A verbatim copy of the records is required, with all pictures left out.

--- START PROVIDED DATA ---

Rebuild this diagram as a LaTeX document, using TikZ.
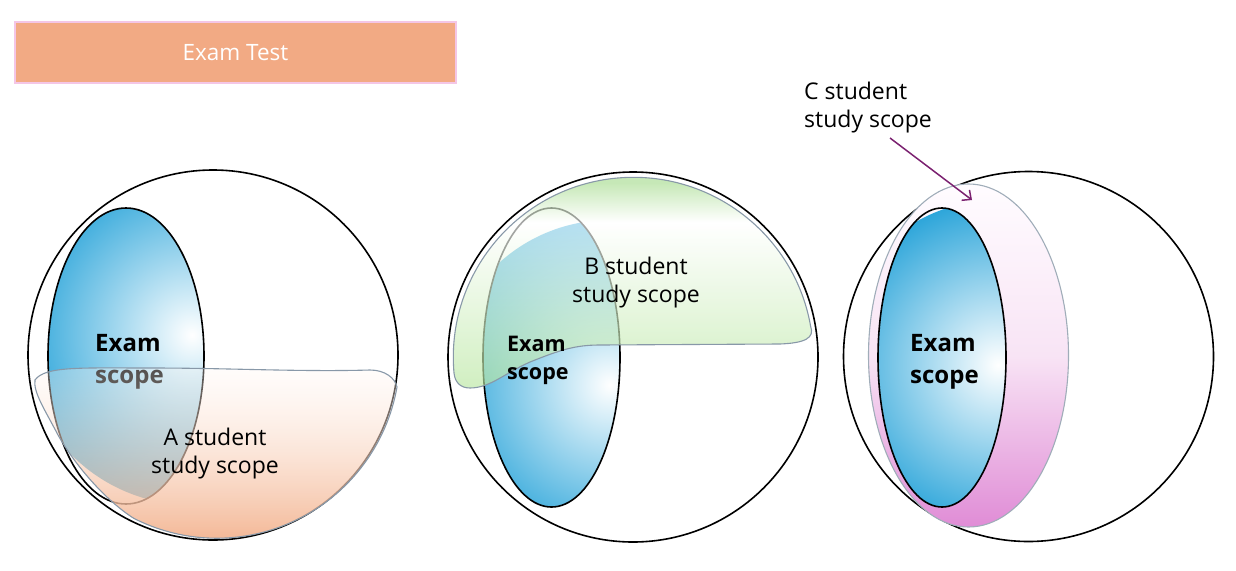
\documentclass[tikz,border=0pt]{standalone}
\usepackage{fontspec}
\setmainfont{Open Sans}
\usetikzlibrary{arrows.meta,fadings}
\definecolor{exblue}{HTML}{2EA6DA}
\definecolor{titlefill}{HTML}{F2AA84}
\definecolor{titleline}{HTML}{F4C6E6}
\definecolor{shapeline}{HTML}{8898A8}
\definecolor{peachtop}{HTML}{FFF8F4}
\definecolor{peachbot}{HTML}{F2AE88}
\definecolor{gB}{HTML}{B8E6A0}
\definecolor{gBt}{HTML}{A8DC90}
\definecolor{pinktop}{HTML}{FFFCFF}
\definecolor{pinkmid}{HTML}{F8E4F5}
\definecolor{pinkbot}{HTML}{E08CD6}
\definecolor{arrowcol}{HTML}{7B2170}
\pgfdeclareverticalshading{bshade}{100bp}{color(0bp)=(gB); color(25bp)=(gB); color(63bp)=(white); color(72bp)=(gBt); color(75bp)=(gBt); color(100bp)=(gBt)}
\tikzfading[name=afade, top color=transparent!68, bottom color=transparent!8]
\tikzset{
  ring/.style={draw=black, line width=1.6pt},
  exline/.style={draw=black, line width=1.6pt},
  examtxt/.style={font=\bfseries\fontsize{24}{32}\selectfont, align=left, inner sep=0pt, text=black},
  examtxtb/.style={font=\bfseries\fontsize{21.5}{28}\selectfont, align=left, inner sep=0pt, text=black},
  lbl/.style={font=\fontsize{23}{28}\selectfont, align=center, inner sep=0pt, text=black},
  lblleft/.style={font=\fontsize{23}{28}\selectfont, align=left, inner sep=0pt, text=black},
  shapeAfill/.style={top color=peachtop, bottom color=peachbot, path fading=afade},
  shapeAline/.style={draw=shapeline, line width=1.1pt},
  shapeB/.style={draw=shapeline, line width=1.1pt, shading=bshade, fill opacity=0.65},
  shapeC/.style={draw=shapeline!80, line width=1.1pt, top color=pinktop, bottom color=pinkbot, middle color=pinkmid},
  titlebox/.style={fill=titlefill, draw=titleline, line width=1.6pt, text=white, font=\fontsize{22.5}{25}\selectfont, minimum width=441pt, minimum height=61pt, inner sep=0pt},
  carrow/.style={draw=arrowcol, line width=1.5pt, -{Straight Barb[length=7pt,width=13pt]}}
}
\begin{document}
\begin{tikzpicture}[x=1pt,y=-1pt]
\useasboundingbox (0,0) rectangle (1236,570);
% title
\node[titlebox] (title) at (235.5,52.5) {Exam Test};

% ---------- circle 1 ----------
\draw[ring] (213,355) circle (185);
\begin{scope}
  \clip (126,356) ellipse [x radius=78, y radius=148];
  \shade[inner color=white, outer color=exblue] (192,335) circle (170);
\end{scope}
\draw[exline] (126,356) ellipse [x radius=78, y radius=148];
\node[examtxt, anchor=west] (ex1) at (95,362) {Exam\\scope};
\def\apath{(35,380) .. controls (45,366) and (80,368) .. (150,368)
  .. controls (230,368) and (300,372) .. (370,370)
  .. controls (385,370) and (395,378) .. (397,387)
  arc[start angle=10, end angle=117, radius=183]
  .. controls (105,500) and (75,465) .. (58,435)
  .. controls (45,410) and (33,392) .. (35,380) -- cycle}
\shade[shapeAfill] \apath;
\path[shapeAline] \apath;
\node[lbl] (la) at (215,454) {A student\\study scope};

% ---------- circle 2 ----------
\draw[ring] (633,357) circle (185);
\begin{scope}
  \clip (551.5,357.5) ellipse [x radius=68.5, y radius=149.5];
  \shade[inner color=white, outer color=exblue] (610,385) circle (165);
\end{scope}
\draw[exline] (551.5,357.5) ellipse [x radius=68.5, y radius=149.5];
\path[shapeB] (454,373) arc[start angle=175, end angle=350, radius=180]
  .. controls (815,338) and (805,343) .. (780,344) -- (600,345)
  .. controls (575,345) and (560,350) .. (530,362)
  .. controls (505,373) and (490,388) .. (470,388)
  .. controls (460,388) and (455,382) .. (454,373) -- cycle;
\node[examtxtb, anchor=west] (ex2) at (507,360) {Exam\\scope};
\node[lbl] (lb) at (636,283) {B student\\study scope};

% ---------- circle 3 ----------
\draw[ring] (1028.5,356.5) circle (185);
\path[shapeC] (968.5,355.5) ellipse [x radius=100, y radius=171.5];
\begin{scope}
  \clip (942,357.5) ellipse [x radius=64, y radius=149.5];
  \shade[inner color=white, outer color=exblue] (998,365) circle (165);
\end{scope}
\draw[exline] (942,357.5) ellipse [x radius=64, y radius=149.5];
\node[examtxt, anchor=west] (ex3) at (910,362) {Exam\\scope};
\node[lblleft, anchor=north west] (lc) at (804,82) {C student\\study scope};
\coordinate (cs) at (890,138);
\coordinate (ce) at (972,200);
\draw[carrow] (cs) -- (ce);
\end{tikzpicture}
\end{document}
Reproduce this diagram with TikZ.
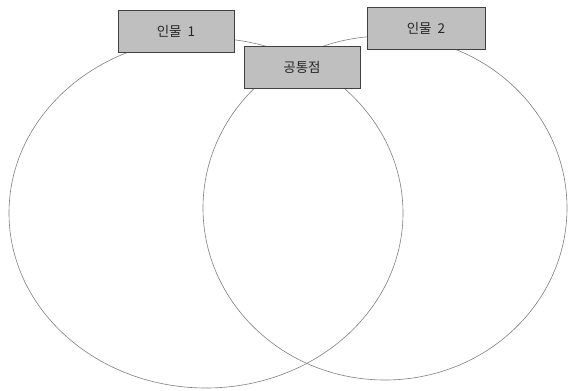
\documentclass[tikz,border=0pt]{standalone}
\usepackage{fontspec}
\newfontfamily\krfont{Noto Sans CJK KR}[Scale=1]
\begin{document}
\begin{tikzpicture}[x=1pt,y=-1pt,
  venn/.style={draw=black!50, line width=0.6pt},
  lbl/.style={draw=black!75, fill=black!25, line width=0.6pt, minimum width=116pt, minimum height=42pt, inner sep=0pt, font=\krfont\fontsize{13.5}{15}\selectfont, text=black!85}]
\useasboundingbox (0,0) rectangle (568,391);
\fill[white] (0,0) rectangle (568,391);
\draw[venn] (206,213) ellipse [x radius=197, y radius=175];
\draw[venn] (385,208) ellipse [x radius=182, y radius=172];
\node[lbl] (p1) at (176,31.5) {인물\ \ 1};
\node[lbl] (c) at (302,67.5) {공통점};
\node[lbl, minimum width=118pt] (p2) at (426,28) {인물\ \ 2};
\end{tikzpicture}
\end{document}
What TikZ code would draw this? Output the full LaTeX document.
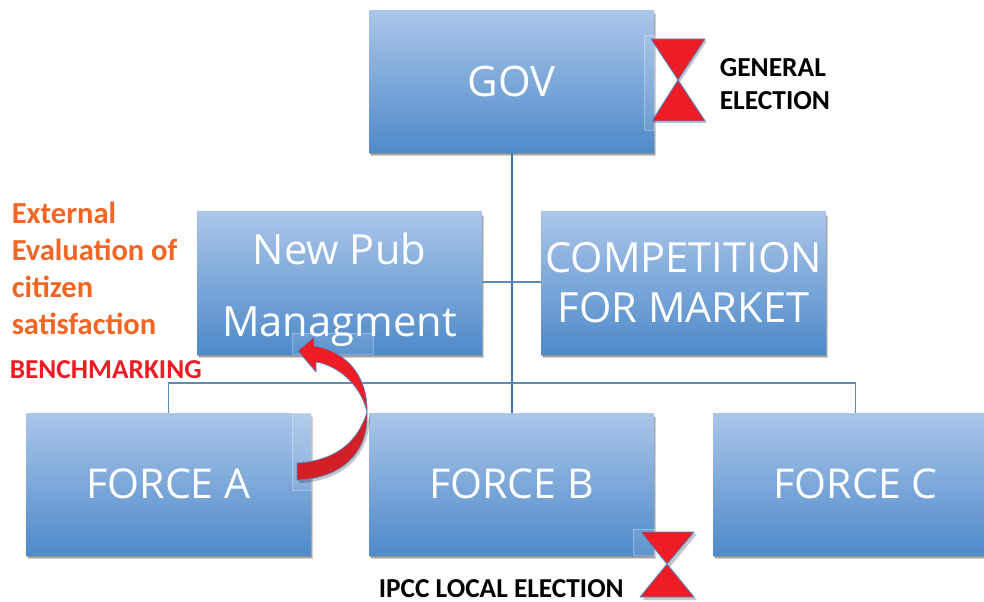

--- END PROVIDED DATA ---

> TASK OUTPUT:
Rebuild this diagram as a LaTeX document, using TikZ.
\documentclass[tikz,border=0pt]{standalone}
\usepackage{fontspec}
\setmainfont{Open Sans}
\usetikzlibrary{arrows.meta,fadings}
\definecolor{exblue}{HTML}{2EA6DA}
\definecolor{titlefill}{HTML}{F2AA84}
\definecolor{titleline}{HTML}{F4C6E6}
\definecolor{shapeline}{HTML}{8898A8}
\definecolor{peachtop}{HTML}{FFF8F4}
\definecolor{peachbot}{HTML}{F2AE88}
\definecolor{gB}{HTML}{B8E6A0}
\definecolor{gBt}{HTML}{A8DC90}
\definecolor{pinktop}{HTML}{FFFCFF}
\definecolor{pinkmid}{HTML}{F8E4F5}
\definecolor{pinkbot}{HTML}{E08CD6}
\definecolor{arrowcol}{HTML}{7B2170}
\pgfdeclareverticalshading{bshade}{100bp}{color(0bp)=(gB); color(25bp)=(gB); color(63bp)=(white); color(72bp)=(gBt); color(75bp)=(gBt); color(100bp)=(gBt)}
\tikzfading[name=afade, top color=transparent!68, bottom color=transparent!8]
\tikzset{
  ring/.style={draw=black, line width=1.6pt},
  exline/.style={draw=black, line width=1.6pt},
  examtxt/.style={font=\bfseries\fontsize{24}{32}\selectfont, align=left, inner sep=0pt, text=black},
  examtxtb/.style={font=\bfseries\fontsize{21.5}{28}\selectfont, align=left, inner sep=0pt, text=black},
  lbl/.style={font=\fontsize{23}{28}\selectfont, align=center, inner sep=0pt, text=black},
  lblleft/.style={font=\fontsize{23}{28}\selectfont, align=left, inner sep=0pt, text=black},
  shapeAfill/.style={top color=peachtop, bottom color=peachbot, path fading=afade},
  shapeAline/.style={draw=shapeline, line width=1.1pt},
  shapeB/.style={draw=shapeline, line width=1.1pt, shading=bshade, fill opacity=0.65},
  shapeC/.style={draw=shapeline!80, line width=1.1pt, top color=pinktop, bottom color=pinkbot, middle color=pinkmid},
  titlebox/.style={fill=titlefill, draw=titleline, line width=1.6pt, text=white, font=\fontsize{22.5}{25}\selectfont, minimum width=441pt, minimum height=61pt, inner sep=0pt},
  carrow/.style={draw=arrowcol, line width=1.5pt, -{Straight Barb[length=7pt,width=13pt]}}
}
\begin{document}
\begin{tikzpicture}[x=1pt,y=-1pt]
\useasboundingbox (0,0) rectangle (1236,570);
% title
\node[titlebox] (title) at (235.5,52.5) {Exam Test};

% ---------- circle 1 ----------
\draw[ring] (213,355) circle (185);
\begin{scope}
  \clip (126,356) ellipse [x radius=78, y radius=148];
  \shade[inner color=white, outer color=exblue] (192,335) circle (170);
\end{scope}
\draw[exline] (126,356) ellipse [x radius=78, y radius=148];
\node[examtxt, anchor=west] (ex1) at (95,362) {Exam\\scope};
\def\apath{(35,380) .. controls (45,366) and (80,368) .. (150,368)
  .. controls (230,368) and (300,372) .. (370,370)
  .. controls (385,370) and (395,378) .. (397,387)
  arc[start angle=10, end angle=117, radius=183]
  .. controls (105,500) and (75,465) .. (58,435)
  .. controls (45,410) and (33,392) .. (35,380) -- cycle}
\shade[shapeAfill] \apath;
\path[shapeAline] \apath;
\node[lbl] (la) at (215,454) {A student\\study scope};

% ---------- circle 2 ----------
\draw[ring] (633,357) circle (185);
\begin{scope}
  \clip (551.5,357.5) ellipse [x radius=68.5, y radius=149.5];
  \shade[inner color=white, outer color=exblue] (610,385) circle (165);
\end{scope}
\draw[exline] (551.5,357.5) ellipse [x radius=68.5, y radius=149.5];
\path[shapeB] (454,373) arc[start angle=175, end angle=350, radius=180]
  .. controls (815,338) and (805,343) .. (780,344) -- (600,345)
  .. controls (575,345) and (560,350) .. (530,362)
  .. controls (505,373) and (490,388) .. (470,388)
  .. controls (460,388) and (455,382) .. (454,373) -- cycle;
\node[examtxtb, anchor=west] (ex2) at (507,360) {Exam\\scope};
\node[lbl] (lb) at (636,283) {B student\\study scope};

% ---------- circle 3 ----------
\draw[ring] (1028.5,356.5) circle (185);
\path[shapeC] (968.5,355.5) ellipse [x radius=100, y radius=171.5];
\begin{scope}
  \clip (942,357.5) ellipse [x radius=64, y radius=149.5];
  \shade[inner color=white, outer color=exblue] (998,365) circle (165);
\end{scope}
\draw[exline] (942,357.5) ellipse [x radius=64, y radius=149.5];
\node[examtxt, anchor=west] (ex3) at (910,362) {Exam\\scope};
\node[lblleft, anchor=north west] (lc) at (804,82) {C student\\study scope};
\coordinate (cs) at (890,138);
\coordinate (ce) at (972,200);
\draw[carrow] (cs) -- (ce);
\end{tikzpicture}
\end{document}
Reproduce this diagram with TikZ.
\documentclass[tikz,border=0pt]{standalone}
\usepackage{fontspec}
\newfontfamily\krfont{Noto Sans CJK KR}[Scale=1]
\begin{document}
\begin{tikzpicture}[x=1pt,y=-1pt,
  venn/.style={draw=black!50, line width=0.6pt},
  lbl/.style={draw=black!75, fill=black!25, line width=0.6pt, minimum width=116pt, minimum height=42pt, inner sep=0pt, font=\krfont\fontsize{13.5}{15}\selectfont, text=black!85}]
\useasboundingbox (0,0) rectangle (568,391);
\fill[white] (0,0) rectangle (568,391);
\draw[venn] (206,213) ellipse [x radius=197, y radius=175];
\draw[venn] (385,208) ellipse [x radius=182, y radius=172];
\node[lbl] (p1) at (176,31.5) {인물\ \ 1};
\node[lbl] (c) at (302,67.5) {공통점};
\node[lbl, minimum width=118pt] (p2) at (426,28) {인물\ \ 2};
\end{tikzpicture}
\end{document}
What TikZ code would draw this? Output the full LaTeX document.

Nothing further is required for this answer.